Why Ads Are Not Your Next Move (And What to Fix First)
If you’ve had a successful launch recently, it’s easy to assume the next step is running ads.
After all, your offer works.
People bought.
Your audience responded.
So surely the answer is getting more people into the funnel.
Not necessarily.
One of the biggest mistakes business owners make is confusing a successful launch with a successful sales system.
A launch and a funnel are not the same thing.
A launch works because you’re there.
You’re creating momentum through content. You’re showing up live. You’re answering objections in real time. You’re building excitement and urgency throughout the buying process.

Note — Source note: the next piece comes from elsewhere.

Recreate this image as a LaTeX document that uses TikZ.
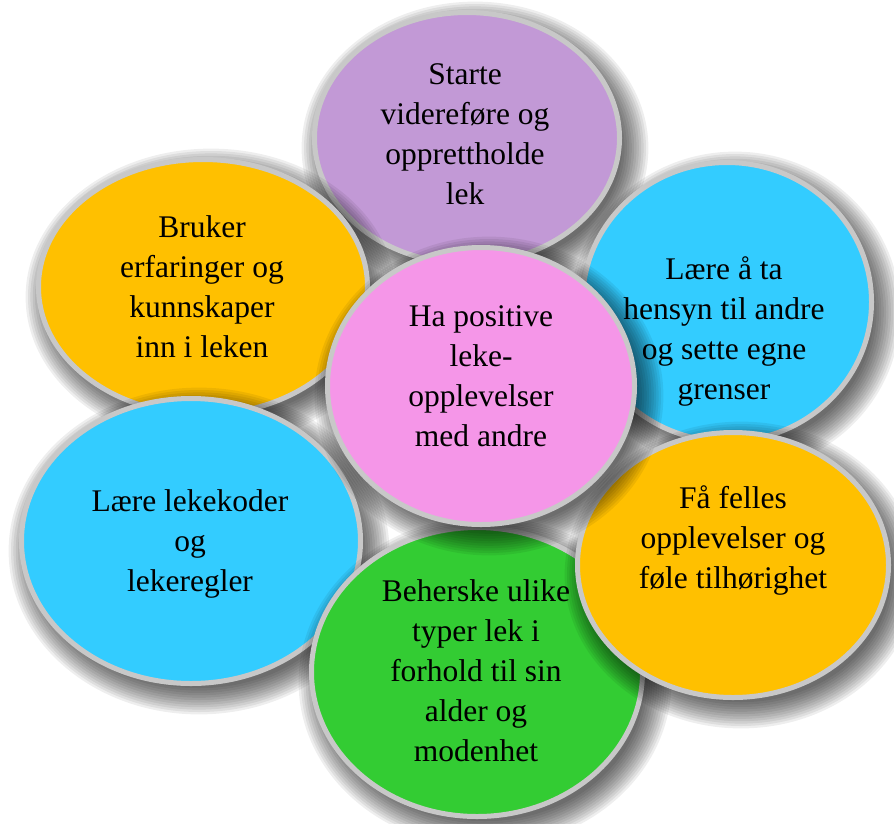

A funnel doesn’t have any of that.
A funnel has to sell without you.
And that’s exactly why so many businesses lose money when they start running Facebook ads too early.
The ads aren’t failing.
The sales system is.
The First Thing Every Funnel Needs Before Ads
Before you spend money on traffic, you need a cold traffic entry offer.
This is the first experience someone has with your brand.
The problem is that many business owners create their lead magnets, workshops, and low-ticket offers for people who already know them.
That works during a launch.
It doesn’t work for strangers.
A cold traffic entry offer should build trust quickly and solve a specific problem your ideal client is actively trying to solve.
The goal isn’t simply collecting email addresses.
The goal is creating belief.
When someone consumes your entry offer and gets a result, they become dramatically more likely to upgrade into your higher-ticket offers later.
This is why a strong lead generation funnel starts with the right entry point.
Why Most Email Marketing Funnels Fail
The second problem appears inside the email sequence.
Many nurture sequences are written as though the reader already trusts the business owner.
They move straight into selling.
But cold leads don’t buy because you tell them to.
They buy because they trust you.
A high-converting email marketing funnel should help prospects consume what they opted in for, build trust through stories and proof, demonstrate your expertise, and gradually create belief in your method.
This process replicates the relationship-building that naturally happens during a launch.
Without it, leads disappear before they ever reach your sales page.
This is one of the most common funnel conversion mistakes business owners make.
They focus on generating more traffic instead of improving what happens after the opt-in.
The Missing Funnel Piece Most Businesses Ignore
The third layer is the one most people never build.
A pathway for people who don’t buy.
Not everyone is ready today.
That doesn’t mean they won’t be ready in three months.
Yet most funnels have only one outcome:
Buy now or disappear.
When someone visits your sales page, reads your emails, and engages with your content, they’re telling you they’re interested.
The question becomes: what happens next?
A strategic fallback offer gives that prospect another way to stay engaged with your brand.
It keeps the relationship alive and creates a natural progression toward your signature offer.
In many cases, this single adjustment can dramatically increase the revenue generated from existing traffic.
Not because you’re getting more leads.
Because you’re getting more value from the leads you already have.
When Ads Actually Make Sense
Ads are incredibly powerful.
But only when they’re amplifying a proven system.
Before running traffic, ask yourself these three questions:
- Is my entry offer designed specifically for cold traffic?
- Does my email sequence build trust before selling?
- Do I have a pathway for people who aren’t ready to buy yet?
If the answer is yes to all three, you’re in a strong position to start testing paid traffic.
If not, that’s where the work needs to happen first.
Because the businesses that scale successfully don’t rely on ads to create sales.
They use ads to create more of what’s already working.
That’s the difference between a funnel that burns cash and a funnel that becomes a predictable revenue-generating asset.